What about the following? Perform the same procedure as merge sort. When merging, instead of selecting an element (one-by-one) from the two lists in sorted order, flip a coin. Choose whether to pick an element from the first or from the second list based on the result of the coin flip.


Edit (2022-01-12): As GA1 points out in the answer below, this algorithm doesn't produce a permutation uniformly at random.


Algorithm.

shuffle(list):
    if list contains a single element
        return list

    list1,list2 = [],[]
    while list not empty:
        move front element from list to list1
        if list not empty: move front element from list to list2

    shuffle(list1)
    shuffle(list2)

    if length(list2) < length(list1):
        i = pick a number uniformly at random in [0..length(list2)]             
        insert a dummy node into list2 at location i 

    # merge
    while list1 and list2 are not empty:
        if coin flip is Heads:
            move front element from list1 to list
        else:
            move front element from list2 to list

    if list1 not empty: append list1 to list
    if list2 not empty: append list2 to list

    remove the dummy node from list
        

The key point for space is that splitting the list into two does not require any extra space. The only extra space we need is to maintain log n elements on the stack during recursion.

The point with the dummy node is to realize that inserting and removing a dummy element keeps the distribution of the elements uniform.


Edit (2022-01-12): As Riley points out in the comments, the analysis below is flawed.


Analysis. Why is the distribution uniform? After the final merge, the probability P_i(n) of any given number ending up in the position i is as follows. Either it was:

  • in the i-th place in its own list, and the list won the coin toss the first i times, the probability of this is 1/2^i;
  • in the i-1-st place in its own list, and the list won the coin toss i-1 times including the last one and lost once, the probability of this is (i-1) choose 1 times 1/2^i;
  • in the i-2-nd place in its own list, and the list won the coin toss i-2 times including the last one and lost twice, the probability of this is (i-1) choose 2 times 1/2^i;
  • and so on.

So the probability

P_i(n) = \sum_{j=0}^{i-1} (i-1 choose j) * 1/2^i * P_j(n/2).
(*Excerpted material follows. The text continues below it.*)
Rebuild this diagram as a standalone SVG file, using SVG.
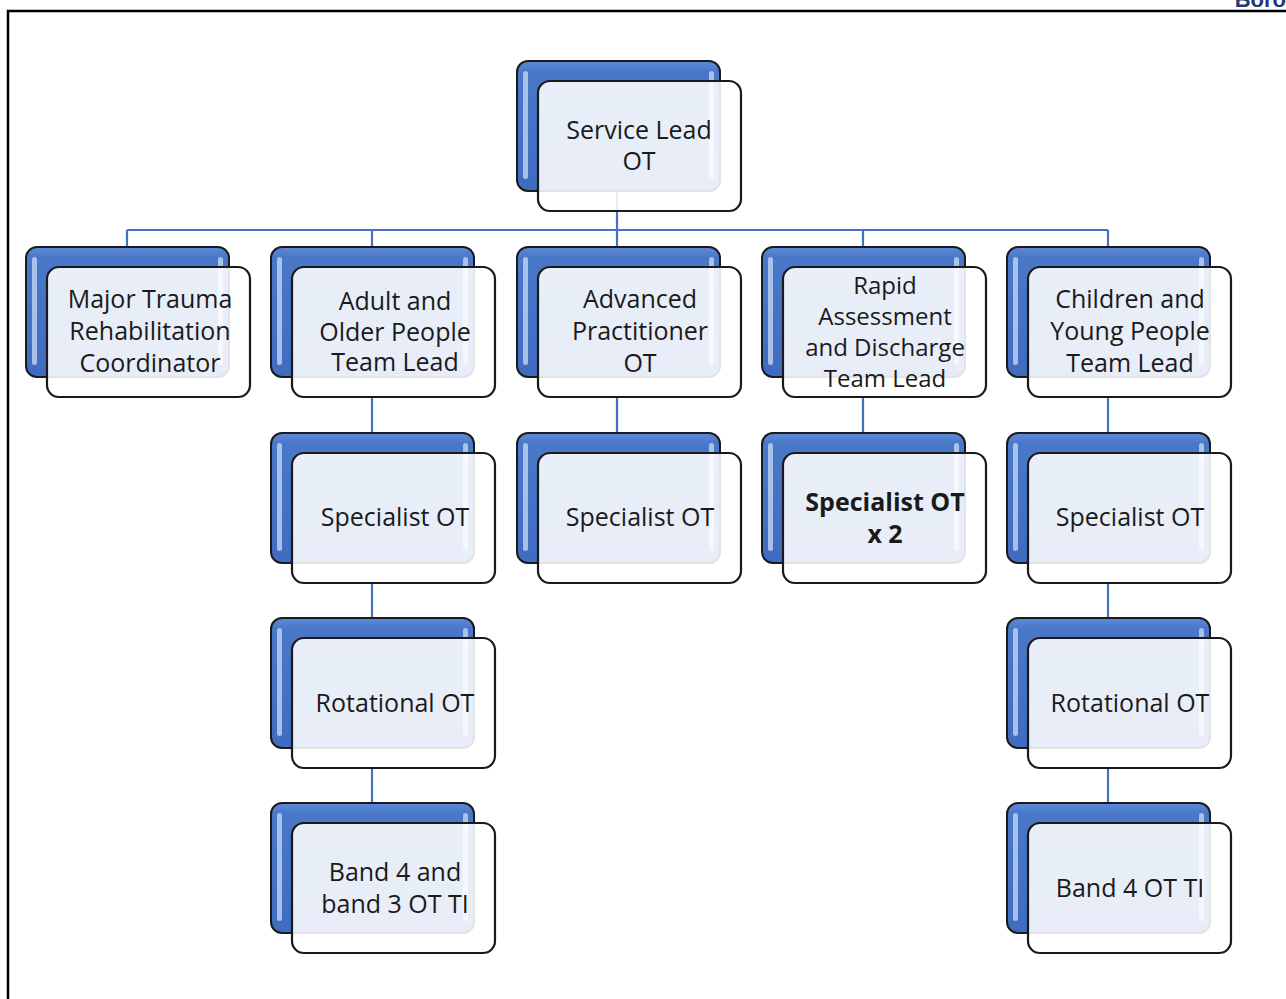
<svg xmlns="http://www.w3.org/2000/svg" width="1286" height="999" viewBox="0 0 1286 999">
<style>
.back{fill:url(#blueG);stroke:#1a1a1a;stroke-width:2}
.hl{fill:#c9dbf5;opacity:0.75}
.front{fill:#ffffff;fill-opacity:0.88;stroke:#1a1a1a;stroke-width:2.2}
.conn{stroke:#4472c4;stroke-width:2.2;fill:none}
.t{font-family:"Open Sans","Liberation Sans",sans-serif;font-size:25px;fill:#1a1a1a;text-anchor:middle}
.ts{font-size:24px}
.b{font-weight:bold}
</style>
<defs>
<linearGradient id="blueG" x1="0" y1="0" x2="0" y2="1">
<stop offset="0" stop-color="#5d8ad8"/>
<stop offset="0.08" stop-color="#4a78c8"/>
<stop offset="1" stop-color="#3f6cc0"/>
</linearGradient>
<g id="card">
<rect class="back" x="0" y="0" width="203" height="130" rx="11"/>
<rect class="hl" x="6" y="10" width="5" height="108" rx="2.5"/>
<rect class="hl" x="192" y="10" width="5" height="108" rx="2.5"/>
<rect class="front" x="21" y="20" width="203" height="130" rx="12"/>
</g>
</defs>
<rect x="0" y="0" width="1286" height="999" fill="#ffffff"/>
<path d="M8 999 V11 H1286" stroke="#000" stroke-width="2.5" fill="none"/>
<text x="1286" y="7" font-family="Liberation Sans,sans-serif" font-weight="bold" font-size="22" fill="#1f3a7a" text-anchor="end">Boro</text>

<g id="connectors">
<path class="conn" d="M617 191 V230 M127 230 H1108 M127 230 V247 M372 230 V247 M617 230 V247 M863 230 V247 M1108 230 V247"/>
<path class="conn" d="M372 397 V433 M372 582 V618 M372 768 V803"/>
<path class="conn" d="M617 397 V433"/>
<path class="conn" d="M863 397 V433"/>
<path class="conn" d="M1108 397 V433 M1108 582 V618 M1108 768 V803"/>
</g>

<g id="service-lead"><use href="#card" x="517" y="61"/>
<text class="t" x="639" y="139">Service Lead</text><text class="t" x="639" y="170">OT</text></g>

<g id="major-trauma"><use href="#card" x="26" y="247"/>
<text class="t" x="150" y="308">Major Trauma</text><text class="t" x="150" y="340">Rehabilitation</text><text class="t" x="150" y="372">Coordinator</text></g>

<g id="adult-older"><use href="#card" x="271" y="247"/>
<text class="t" x="395" y="310">Adult and</text><text class="t" x="395" y="341">Older People</text><text class="t" x="395" y="371">Team Lead</text></g>

<g id="advanced"><use href="#card" x="517" y="247"/>
<text class="t" x="640" y="308">Advanced</text><text class="t" x="640" y="340">Practitioner</text><text class="t" x="640" y="372">OT</text></g>

<g id="rapid"><use href="#card" x="762" y="247"/>
<text class="t ts" x="885" y="294">Rapid</text><text class="t ts" x="885" y="325">Assessment</text><text class="t ts" x="885" y="356">and Discharge</text><text class="t ts" x="885" y="387">Team Lead</text></g>

<g id="children"><use href="#card" x="1007" y="247"/>
<text class="t" x="1130" y="308">Children and</text><text class="t" x="1130" y="340">Young People</text><text class="t" x="1130" y="372">Team Lead</text></g>

<g id="specialist-adult"><use href="#card" x="271" y="433"/>
<text class="t" x="395" y="526">Specialist OT</text></g>

<g id="specialist-adv"><use href="#card" x="517" y="433"/>
<text class="t" x="640" y="526">Specialist OT</text></g>

<g id="specialist-rapid"><use href="#card" x="762" y="433"/>
<text class="t b" x="885" y="511">Specialist OT</text><text class="t b" x="885" y="543">x 2</text></g>

<g id="specialist-cyp"><use href="#card" x="1007" y="433"/>
<text class="t" x="1130" y="526">Specialist OT</text></g>

<g id="rotational-adult"><use href="#card" x="271" y="618"/>
<text class="t" x="395" y="712">Rotational OT</text></g>

<g id="rotational-cyp"><use href="#card" x="1007" y="618"/>
<text class="t" x="1130" y="712">Rotational OT</text></g>

<g id="band-adult"><use href="#card" x="271" y="803"/>
<text class="t" x="395" y="881">Band 4 and</text><text class="t" x="395" y="913">band 3 OT TI</text></g>

<g id="band-cyp"><use href="#card" x="1007" y="803"/>
<text class="t" x="1130" y="897">Band 4 OT TI</text></g>
</svg>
Inductively, you can show that P_i(n) = 1/n. I let you verify the base case and assume that P_j(n/2) = 2/n. The term \sum_{j=0}^{i-1} (i-1 choose j) is exactly the number of i-1-bit binary numbers, i.e. 2^{i-1}. So we get

P_i(n) = \sum_{j=0}^{i-1} (i-1 choose j) * 1/2^i * 2/n
       = 2/n * 1/2^i * \sum_{j=0}^{i-1} (i-1 choose j)
       = 1/n * 1/2^{i-1} * 2^{i-1}
       = 1/n

I hope this makes sense. The only assumption we need is that n is even, and that the two lists are shuffled uniformly. This is achieved by adding (and then removing) the dummy node.
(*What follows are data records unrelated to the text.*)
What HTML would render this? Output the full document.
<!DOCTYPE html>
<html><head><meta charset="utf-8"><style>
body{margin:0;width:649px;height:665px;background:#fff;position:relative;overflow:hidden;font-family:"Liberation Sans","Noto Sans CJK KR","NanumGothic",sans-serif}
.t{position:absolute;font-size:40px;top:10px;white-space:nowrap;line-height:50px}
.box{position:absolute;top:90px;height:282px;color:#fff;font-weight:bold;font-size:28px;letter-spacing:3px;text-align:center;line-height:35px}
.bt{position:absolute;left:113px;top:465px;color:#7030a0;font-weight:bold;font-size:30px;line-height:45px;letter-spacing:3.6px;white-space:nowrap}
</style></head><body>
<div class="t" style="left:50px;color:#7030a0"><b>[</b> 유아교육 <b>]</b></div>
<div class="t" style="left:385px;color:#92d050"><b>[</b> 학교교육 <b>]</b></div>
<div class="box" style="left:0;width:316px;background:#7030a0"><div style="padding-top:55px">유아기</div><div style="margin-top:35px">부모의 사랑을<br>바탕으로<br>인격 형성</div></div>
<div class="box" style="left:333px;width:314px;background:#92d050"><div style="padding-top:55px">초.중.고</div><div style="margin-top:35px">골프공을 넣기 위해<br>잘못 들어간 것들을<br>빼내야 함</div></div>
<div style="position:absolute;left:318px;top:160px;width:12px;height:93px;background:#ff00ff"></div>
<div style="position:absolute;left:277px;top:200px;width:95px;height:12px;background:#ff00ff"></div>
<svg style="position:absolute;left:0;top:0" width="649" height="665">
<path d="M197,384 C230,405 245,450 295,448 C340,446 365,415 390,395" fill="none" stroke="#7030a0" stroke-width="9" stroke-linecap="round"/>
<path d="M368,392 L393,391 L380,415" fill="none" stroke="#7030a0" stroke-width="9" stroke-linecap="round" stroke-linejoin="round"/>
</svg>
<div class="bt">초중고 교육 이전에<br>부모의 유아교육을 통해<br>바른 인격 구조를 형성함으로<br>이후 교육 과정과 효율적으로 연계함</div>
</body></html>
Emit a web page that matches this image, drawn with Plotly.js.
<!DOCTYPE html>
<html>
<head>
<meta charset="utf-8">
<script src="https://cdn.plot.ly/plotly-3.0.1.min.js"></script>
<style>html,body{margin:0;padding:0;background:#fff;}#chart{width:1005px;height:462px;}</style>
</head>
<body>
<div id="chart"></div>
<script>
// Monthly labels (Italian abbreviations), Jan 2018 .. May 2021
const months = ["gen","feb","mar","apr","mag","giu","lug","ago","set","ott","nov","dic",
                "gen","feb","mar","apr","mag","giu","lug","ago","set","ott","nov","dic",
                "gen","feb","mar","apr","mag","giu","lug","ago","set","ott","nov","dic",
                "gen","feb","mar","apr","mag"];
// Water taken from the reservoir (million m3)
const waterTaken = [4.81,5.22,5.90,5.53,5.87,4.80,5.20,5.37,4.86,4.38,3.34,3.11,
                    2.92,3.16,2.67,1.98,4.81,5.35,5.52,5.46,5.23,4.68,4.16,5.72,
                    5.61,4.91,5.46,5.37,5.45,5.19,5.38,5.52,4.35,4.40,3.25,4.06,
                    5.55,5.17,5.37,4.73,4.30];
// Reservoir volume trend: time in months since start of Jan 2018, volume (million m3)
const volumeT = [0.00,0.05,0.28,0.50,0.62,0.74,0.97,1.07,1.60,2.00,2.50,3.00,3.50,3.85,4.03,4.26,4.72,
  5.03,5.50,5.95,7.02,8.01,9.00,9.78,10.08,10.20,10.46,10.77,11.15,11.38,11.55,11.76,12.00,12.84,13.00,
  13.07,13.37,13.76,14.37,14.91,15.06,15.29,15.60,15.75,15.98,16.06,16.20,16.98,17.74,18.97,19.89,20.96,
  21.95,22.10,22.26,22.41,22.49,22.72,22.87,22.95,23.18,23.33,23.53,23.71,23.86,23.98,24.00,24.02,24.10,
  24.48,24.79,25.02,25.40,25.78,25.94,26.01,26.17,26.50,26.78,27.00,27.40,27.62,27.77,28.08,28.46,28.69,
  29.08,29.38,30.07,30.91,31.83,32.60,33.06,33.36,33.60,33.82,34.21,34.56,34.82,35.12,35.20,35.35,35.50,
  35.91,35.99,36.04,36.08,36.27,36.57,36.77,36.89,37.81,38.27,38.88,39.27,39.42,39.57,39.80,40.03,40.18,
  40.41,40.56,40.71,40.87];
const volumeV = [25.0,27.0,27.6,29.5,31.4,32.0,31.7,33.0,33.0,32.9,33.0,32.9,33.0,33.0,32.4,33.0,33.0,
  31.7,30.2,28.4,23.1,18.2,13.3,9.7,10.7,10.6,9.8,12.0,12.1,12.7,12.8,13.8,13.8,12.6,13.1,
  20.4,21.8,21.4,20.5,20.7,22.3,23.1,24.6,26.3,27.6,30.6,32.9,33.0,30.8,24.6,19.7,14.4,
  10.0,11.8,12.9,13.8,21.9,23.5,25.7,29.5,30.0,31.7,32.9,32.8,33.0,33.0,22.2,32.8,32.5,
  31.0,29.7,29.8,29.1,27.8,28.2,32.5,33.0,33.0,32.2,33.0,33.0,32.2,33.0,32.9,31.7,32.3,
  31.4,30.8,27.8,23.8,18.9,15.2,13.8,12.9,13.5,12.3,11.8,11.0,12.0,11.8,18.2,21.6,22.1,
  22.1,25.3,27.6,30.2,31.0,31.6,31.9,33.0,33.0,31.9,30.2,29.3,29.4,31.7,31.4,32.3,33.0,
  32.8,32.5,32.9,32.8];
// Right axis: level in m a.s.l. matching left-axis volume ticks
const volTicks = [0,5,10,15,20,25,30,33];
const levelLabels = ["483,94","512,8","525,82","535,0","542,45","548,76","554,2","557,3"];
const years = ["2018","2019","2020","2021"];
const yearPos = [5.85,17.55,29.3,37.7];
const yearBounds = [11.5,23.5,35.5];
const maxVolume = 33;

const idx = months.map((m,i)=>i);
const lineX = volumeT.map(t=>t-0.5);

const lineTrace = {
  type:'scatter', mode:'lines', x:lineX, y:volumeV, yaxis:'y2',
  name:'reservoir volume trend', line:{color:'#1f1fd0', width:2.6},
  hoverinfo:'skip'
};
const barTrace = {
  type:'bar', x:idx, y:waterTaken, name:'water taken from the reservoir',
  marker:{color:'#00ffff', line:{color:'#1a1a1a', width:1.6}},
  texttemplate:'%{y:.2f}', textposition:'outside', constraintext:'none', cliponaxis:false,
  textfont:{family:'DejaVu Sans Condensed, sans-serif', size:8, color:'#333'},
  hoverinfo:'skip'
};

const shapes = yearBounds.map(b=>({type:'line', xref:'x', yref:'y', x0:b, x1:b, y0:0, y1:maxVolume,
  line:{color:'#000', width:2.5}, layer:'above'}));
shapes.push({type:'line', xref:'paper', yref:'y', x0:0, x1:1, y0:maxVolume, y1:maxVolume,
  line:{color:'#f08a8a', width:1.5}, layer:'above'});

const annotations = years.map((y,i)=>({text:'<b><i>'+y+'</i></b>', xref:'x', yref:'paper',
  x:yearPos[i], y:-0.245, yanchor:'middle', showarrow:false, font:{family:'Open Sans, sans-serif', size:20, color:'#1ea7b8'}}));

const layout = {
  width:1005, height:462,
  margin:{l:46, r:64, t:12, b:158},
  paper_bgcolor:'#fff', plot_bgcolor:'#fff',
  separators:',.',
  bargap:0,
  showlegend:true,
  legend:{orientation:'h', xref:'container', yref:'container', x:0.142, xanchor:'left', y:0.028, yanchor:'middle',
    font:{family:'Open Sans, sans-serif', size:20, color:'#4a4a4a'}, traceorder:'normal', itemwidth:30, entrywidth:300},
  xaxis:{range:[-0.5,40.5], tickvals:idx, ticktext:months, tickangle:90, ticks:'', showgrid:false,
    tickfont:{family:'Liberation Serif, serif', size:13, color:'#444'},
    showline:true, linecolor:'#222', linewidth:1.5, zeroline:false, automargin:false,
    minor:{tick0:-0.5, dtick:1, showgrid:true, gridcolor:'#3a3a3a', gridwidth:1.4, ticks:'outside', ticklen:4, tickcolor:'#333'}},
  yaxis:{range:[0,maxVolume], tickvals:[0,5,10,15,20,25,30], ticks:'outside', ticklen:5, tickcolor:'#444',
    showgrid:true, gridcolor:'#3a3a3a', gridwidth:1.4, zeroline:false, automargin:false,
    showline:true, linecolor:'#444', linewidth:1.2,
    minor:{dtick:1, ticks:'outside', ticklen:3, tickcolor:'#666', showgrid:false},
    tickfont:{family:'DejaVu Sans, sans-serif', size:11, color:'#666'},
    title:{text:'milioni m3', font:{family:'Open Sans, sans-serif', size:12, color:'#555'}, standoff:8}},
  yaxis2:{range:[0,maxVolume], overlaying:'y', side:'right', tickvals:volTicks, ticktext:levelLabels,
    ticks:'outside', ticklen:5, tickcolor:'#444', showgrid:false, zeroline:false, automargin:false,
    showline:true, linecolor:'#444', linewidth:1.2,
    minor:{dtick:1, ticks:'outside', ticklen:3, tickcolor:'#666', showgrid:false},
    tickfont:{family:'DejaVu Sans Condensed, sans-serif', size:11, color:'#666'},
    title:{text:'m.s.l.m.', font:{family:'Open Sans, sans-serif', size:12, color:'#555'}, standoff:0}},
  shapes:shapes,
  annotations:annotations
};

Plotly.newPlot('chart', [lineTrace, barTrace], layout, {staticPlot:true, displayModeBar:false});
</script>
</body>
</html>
P.S. My original intuition was nowhere near rigorous, but I list it just in case. Imagine we assign numbers between 1 and n at random to the elements of the list. And now we run a merge sort with respect to these numbers. At any given step of the merge, it needs to decide which of the heads of the two lists is smaller. But the probability of one being greater than the other should be exactly 1/2, so we can simulate this by flipping a coin.

P.P.S. Is there a way to embed LaTeX here?